Y por esa colina y por entre ese bosquecillo, un muchacho aguador. Torpe, tonto, enclenque, si casi se diría la burla del poblado. Es el dolor de cabeza de la familia, que no le encuentra solución al porvenir de este rapaz feo y cerrado del magín.

Claro que hay varios frailes, sus parientes, que bien quisieran hacer algo por el niño. Pero el niño no sirve para nada. Nació en 1603 y aquí lo tenemos, convertido en un problema familiar.

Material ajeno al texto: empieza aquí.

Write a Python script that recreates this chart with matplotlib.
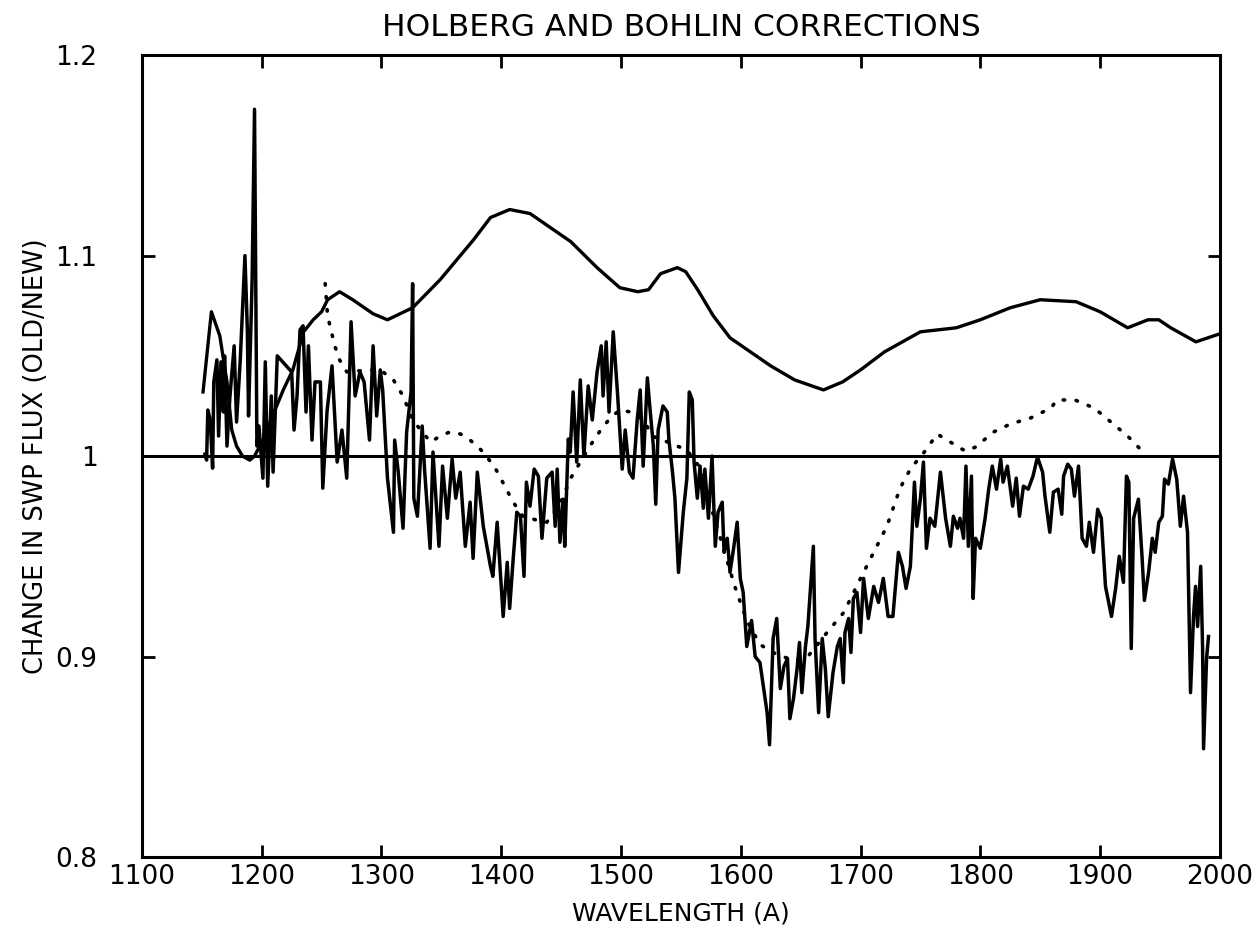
import matplotlib
matplotlib.use("Agg")
import matplotlib.pyplot as plt

plt.rcParams['font.family'] = ['DejaVu Sans']

# smooth correction curve
smooth_wave = [1151, 1158, 1165, 1171, 1175, 1179, 1184, 1190, 1194, 1201, 1209, 1218,
               1226, 1235, 1243, 1250, 1255, 1265, 1276, 1293, 1305, 1326, 1349, 1377,
               1391, 1407, 1424, 1441, 1458, 1480, 1499, 1514, 1523, 1533, 1547, 1554,
               1564, 1577, 1591, 1608, 1625, 1645, 1669, 1685, 1700, 1720, 1750, 1780,
               1800, 1825, 1850, 1880, 1900, 1923, 1940, 1949, 1959, 1980, 2000]
smooth_ratio = [1.032, 1.072, 1.060, 1.037, 1.013, 1.005, 1.000, 0.998, 1.000, 1.008, 1.020, 1.033,
                1.043, 1.062, 1.068, 1.072, 1.078, 1.082, 1.078, 1.071, 1.068, 1.074, 1.088, 1.108,
                1.119, 1.123, 1.121, 1.114, 1.107, 1.094, 1.084, 1.082, 1.083, 1.091, 1.094, 1.092,
                1.083, 1.070, 1.059, 1.052, 1.045, 1.038, 1.033, 1.037, 1.043, 1.052, 1.062, 1.064,
                1.068, 1.074, 1.078, 1.077, 1.072, 1.064, 1.068, 1.068, 1.064, 1.057, 1.061]

# dotted correction curve
dot_wave = [1253, 1255, 1261, 1265, 1271, 1290, 1299, 1310, 1318, 1326, 1341, 1349,
            1357, 1366, 1374, 1385, 1395, 1403, 1410, 1418, 1430, 1438, 1449, 1458,
            1463, 1466, 1474, 1483, 1491, 1499, 1508, 1519, 1526, 1539, 1547, 1555,
            1565, 1575, 1585, 1595, 1605, 1616, 1630, 1645, 1656, 1672, 1686, 1700,
            1711, 1722, 1733, 1742, 1752, 1764, 1775, 1783, 1788, 1796, 1811, 1825,
            1842, 1859, 1864, 1879, 1895, 1909, 1923, 1936]
dot_ratio = [1.086, 1.070, 1.055, 1.048, 1.042, 1.043, 1.043, 1.038, 1.030, 1.018, 1.007, 1.010,
             1.012, 1.011, 1.008, 1.002, 0.994, 0.985, 0.977, 0.970, 0.968, 0.967, 0.976, 0.989,
             0.994, 0.997, 1.005, 1.013, 1.019, 1.023, 1.022, 1.018, 1.010, 1.007, 1.005, 1.003,
             0.995, 0.975, 0.955, 0.935, 0.918, 0.906, 0.901, 0.898, 0.900, 0.912, 0.922, 0.939,
             0.952, 0.965, 0.984, 0.994, 1.001, 1.011, 1.007, 1.004, 1.0025, 1.0045, 1.012, 1.016,
             1.019, 1.024, 1.028, 1.028, 1.024, 1.017, 1.010, 1.002]

# measured flux ratio
ratio_wave = [1152.6, 1154, 1155, 1157, 1159, 1160, 1162.6, 1164, 1166, 1168, 1169, 1171,
              1173.5, 1177, 1179, 1182, 1186, 1188, 1189, 1192, 1194, 1196, 1197.7, 1201,
              1203, 1205, 1208, 1209.5, 1213, 1225, 1227, 1229.5, 1232, 1234.5, 1237, 1239,
              1242, 1244.5, 1249, 1251, 1254.5, 1258.7, 1263, 1267, 1271, 1274.6, 1278, 1282,
              1285.5, 1290, 1293, 1296, 1299, 1301, 1305, 1310, 1311, 1314, 1318, 1321,
              1324.7, 1326, 1327, 1330, 1334, 1336, 1340.6, 1343, 1348, 1351, 1355, 1359,
              1362, 1365.7, 1370, 1374, 1376.5, 1380, 1385, 1391, 1393, 1396.6, 1401.6, 1405,
              1407, 1410, 1413, 1416, 1419, 1421, 1424, 1427.5, 1431, 1434, 1438, 1442.5,
              1445, 1446.7, 1449, 1451.7, 1453, 1456, 1457.6, 1460, 1463, 1466, 1469, 1472.6,
              1476, 1480, 1483.5, 1485, 1487.6, 1490, 1493.5, 1497, 1501, 1503.5, 1507, 1510,
              1513.5, 1516, 1518.5, 1522, 1524, 1527, 1529, 1531, 1535, 1538.6, 1540, 1543,
              1545, 1548, 1552, 1555, 1557, 1559.5, 1561, 1563.7, 1566, 1568.7, 1570, 1573,
              1576, 1578.7, 1581, 1584.5, 1586, 1588.7, 1591, 1594, 1597, 1599.6, 1602, 1605,
              1609, 1612, 1616, 1619.6, 1622, 1624, 1627, 1630, 1633, 1636, 1639, 1641,
              1644, 1647, 1649, 1651, 1654, 1656, 1660.6, 1662, 1665, 1668, 1670.6, 1673,
              1677, 1680.6, 1683, 1685.6, 1687, 1690, 1692, 1694, 1697, 1700, 1702.5, 1706.5,
              1711, 1715, 1719, 1723, 1727, 1731.6, 1735, 1738, 1741.6, 1745, 1747, 1750,
              1752.5, 1755, 1758, 1762, 1766.7, 1771, 1775, 1777.5, 1781, 1783, 1786, 1788,
              1790, 1792.6, 1794, 1796, 1800, 1804, 1807, 1810, 1813.5, 1817, 1819, 1822.6,
              1827, 1830, 1832.7, 1836, 1840, 1844, 1847.7, 1852, 1854, 1858, 1861, 1865,
              1868, 1869.5, 1873, 1876, 1878.6, 1882, 1885, 1888.6, 1891, 1894.5, 1898, 1901,
              1904.5, 1909.5, 1913, 1916, 1919.5, 1922, 1924, 1926, 1928, 1932, 1935, 1937,
              1940.5, 1943.6, 1946, 1949, 1952, 1953.8, 1957, 1960.5, 1964, 1967, 1969.7, 1973,
              1975.5, 1978, 1979.7, 1981.4, 1984, 1985.6, 1986.4, 1988.9, 1990.5]
ratio_val = [1.001, 0.998, 1.023, 1.018, 0.994, 1.037, 1.048, 1.010, 1.047, 1.022, 1.050, 1.005,
             1.030, 1.055, 1.017, 1.047, 1.100, 1.063, 1.020, 1.088, 1.173, 1.005, 1.015, 0.989,
             1.047, 0.985, 1.030, 0.992, 1.050, 1.042, 1.013, 1.030, 1.063, 1.065, 1.022, 1.055,
             1.008, 1.037, 1.037, 0.984, 1.022, 1.045, 0.997, 1.013, 0.989, 1.067, 1.030, 1.042,
             1.037, 1.008, 1.055, 1.020, 1.043, 1.033, 0.989, 0.962, 1.008, 0.992, 0.964, 1.012,
             1.032, 1.086, 0.979, 0.970, 1.015, 0.993, 0.954, 1.002, 0.955, 0.995, 0.969, 0.9985,
             0.979, 0.992, 0.955, 0.977, 0.949, 0.992, 0.965, 0.945, 0.940, 0.967, 0.920, 0.947,
             0.924, 0.949, 0.972, 0.970, 0.940, 0.987, 0.975, 0.9935, 0.990, 0.959, 0.989, 0.992,
             0.965, 0.9935, 0.957, 0.9785, 0.955, 1.0085, 1.002, 1.032, 0.997, 1.038, 1.000, 1.035,
             1.018, 1.042, 1.055, 1.030, 1.057, 1.022, 1.062, 1.032, 0.9935, 1.013, 0.992, 0.989,
             1.018, 1.033, 0.995, 1.039, 1.025, 1.005, 0.976, 1.013, 1.025, 1.022, 1.008, 0.992,
             0.979, 0.942, 0.972, 0.989, 1.032, 1.028, 0.997, 0.979, 0.995, 0.974, 0.9935, 0.969,
             1.000, 0.955, 0.972, 0.977, 0.952, 0.959, 0.942, 0.954, 0.967, 0.939, 0.932, 0.905,
             0.918, 0.900, 0.897, 0.882, 0.872, 0.856, 0.909, 0.919, 0.884, 0.895, 0.899, 0.869,
             0.879, 0.894, 0.907, 0.882, 0.905, 0.915, 0.955, 0.909, 0.872, 0.909, 0.894, 0.870,
             0.892, 0.905, 0.909, 0.887, 0.912, 0.919, 0.902, 0.929, 0.932, 0.912, 0.939, 0.919,
             0.935, 0.927, 0.939, 0.920, 0.920, 0.952, 0.945, 0.934, 0.945, 0.987, 0.965, 0.979,
             0.997, 0.954, 0.969, 0.965, 0.992, 0.969, 0.955, 0.970, 0.964, 0.969, 0.959, 0.995,
             0.955, 0.990, 0.929, 0.959, 0.954, 0.969, 0.9835, 0.995, 0.9835, 0.9985, 0.987, 0.995,
             0.975, 0.989, 0.970, 0.985, 0.9835, 0.990, 0.9995, 0.992, 0.980, 0.962, 0.982, 0.9835,
             0.971, 0.990, 0.996, 0.9935, 0.980, 0.995, 0.959, 0.955, 0.967, 0.952, 0.9735, 0.969,
             0.935, 0.920, 0.934, 0.950, 0.937, 0.990, 0.987, 0.904, 0.969, 0.9785, 0.950, 0.928,
             0.942, 0.959, 0.952, 0.967, 0.970, 0.9885, 0.986, 0.9985, 0.9885, 0.965, 0.980, 0.962,
             0.882, 0.920, 0.935, 0.915, 0.945, 0.904, 0.854, 0.899, 0.910]

x_ticks = [1100, 1200, 1300, 1400, 1500, 1600, 1700, 1800, 1900, 2000]
y_ticks = [0.8, 0.9, 1.0, 1.1, 1.2]
y_tick_labels = ['0.8', '0.9', '1', '1.1', '1.2']

fig = plt.figure(figsize=(12.55, 9.35), dpi=100)
ax = fig.add_axes([0.1131, 0.0834, 0.8589, 0.8576])

ax.axhline(1.0, color='black', lw=2.2)
ax.plot(smooth_wave, smooth_ratio, color='black', lw=2.4)
ax.plot(dot_wave, dot_ratio, color='black', lw=2.6, linestyle=(0, (0.4, 3.2)),
        dash_capstyle='round')
ax.plot(ratio_wave, ratio_val, color='black', lw=2.5)

ax.set_xlim(1100, 2000)
ax.set_ylim(0.8, 1.2)
ax.set_xticks(x_ticks)
ax.set_yticks(y_ticks)
ax.set_yticklabels(y_tick_labels)
ax.tick_params(direction='in', length=9, width=2, top=True, right=True,
               labelsize=19)
ax.tick_params(axis='y', pad=32)
ax.tick_params(axis='x', pad=5)
for s in ax.spines.values():
    s.set_linewidth(2.2)

ax.set_title('HOLBERG AND BOHLIN CORRECTIONS', fontsize=22.5, pad=14)
ax.set_xlabel('WAVELENGTH (A)', fontsize=18, labelpad=8)
ax.set_ylabel('CHANGE IN SWP FLUX (OLD/NEW)', fontsize=18.5, labelpad=5)

fig.savefig('out.png', dpi=100)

Con todo, dejemos correr unos años. Un día surgirá en el pequeño el deseo de ser como esos, sus parientes, gentes de sandalia y de blanco cordón. Tocará a las puertas de varios conventos. Lo recibirán por un mes, por dos, por cuatro, y lo lanzarán de nuevo al amparo del hogar, porque el muchacho no sirve para portero, no sirve para llevar una jarra de agua al comedor, no sirve para encender un cirio, no sirve para cortar una lechuga, en todo se equivoca, en todo es torpe, en todo es nulo.

Al fin, tras numerosas errancias algún buen monje tendrá compasión de él, le dirá que se quede y con infinita paciencia le enseñará a leer Le enseñará a leer, porque ha entendido que ese espíritu tiene alas y que es puro como un pajarillo del huerto o como un verso de Fray Luis. Y rodarán los días, iguales. Pero en el corazón de Fray José de Cupertino se recogerá en estrellas la claridad de Dios.

Y así, de este modo, cuando menos lo esperaba la comunidad, comenzó el niño torpe, el feo, el inútil, a hacer milagros con una aterradora sencillez.

Un sábado se murieron las ovejas del redil. Por encima de la cerca de piedra asomó Fray José de Cupertino la cabeza. ¡Levantáos, os digo! Y las criaturas de lana y de balidos se levantaron de la muerte. Pero una se arrepintió y volvió a morir. El santo le gritó: ¡Levántate y permanece viva! Y la ovejuela se levantó y se quedó mirándolo con unos ojos de agua pura.

Se llenaron los conventos de gente que pedía milagros. Y el santo los hacía. Para él no eran milagros, eran “cosas de Dios”.

Otro sábado se había dedicado al huerto del convento. Cupertino, Fray José, ya sabía cortar lechugas y amaneció dispuesto a hurgarles el rocío y a escarbarles la raíz. A su lado, con un libro de oro ajado, el prior de la comunidad rezaba el oficio divino. De repente cerró el libro y dijo: Hermano José ¡qué hermoso es el cielo que hizo Dios!.

No tuvo respuesta. Cuando volvió los ojos hacia la era, Fray José no estaba allí. Lo buscó con afán. Fray José se había ido de la tierra. Ahora volaba, en éxtasis de amor, sobre el árbol más alto del huerto. Definitivamente, Fray José de Cupertino era un santo volador.

El prior sonrió y dio gracias al autor del cielo y del árbol y del huerto en su corazón.

Todo esto lo estoy refiriendo a mis amigos. Les digo que el árbol del convento era tan alto como esta encina. Y ellos no me quieren creer, pero piensan que el Vaticano tiene razón al proponer a San José de Cupertino como patrono de los viajeros interplanetarios. Ya nunca volvimos a ocuparnos de Laika, pero nos encantamos con la historia ingenua y luminosa de un fraile remoto, cuyo corazón voló hacia las estrellas, como un pájaro escapado por la ventana de un convento.

Esa historia fue así: Unas monjas le pidieron a Fray José que les enseñase a cantar. El prometió enviarles un pajarito que cantase con ellas en el coro y ,a poco, la promesa se cumplió.

Alguna monjita se apoderó del cantor maravilloso y le colgó un cascabel diminuto, dizque para distinguirle de muchos otros “cantaores”. Tremendo error. De las manos de la monja el ave se fue y no volvió. Acudieron al santo. Este las reprendió:¡Os di un cantor y lo convertisteis en un sacristán.! Rogaré para que vuelva.

Y el ave regresó. Desde entonces,todos los días revoloteó por las ventanas con su fina canción, con su cascada cristalina, con su leve temblor.

Pasaron los años. Y una mañana, definitivamente, el músico celeste no tornó. Fray José de Cupertino había muerto. Su corazón iba de viaje por allá, por las estrellas.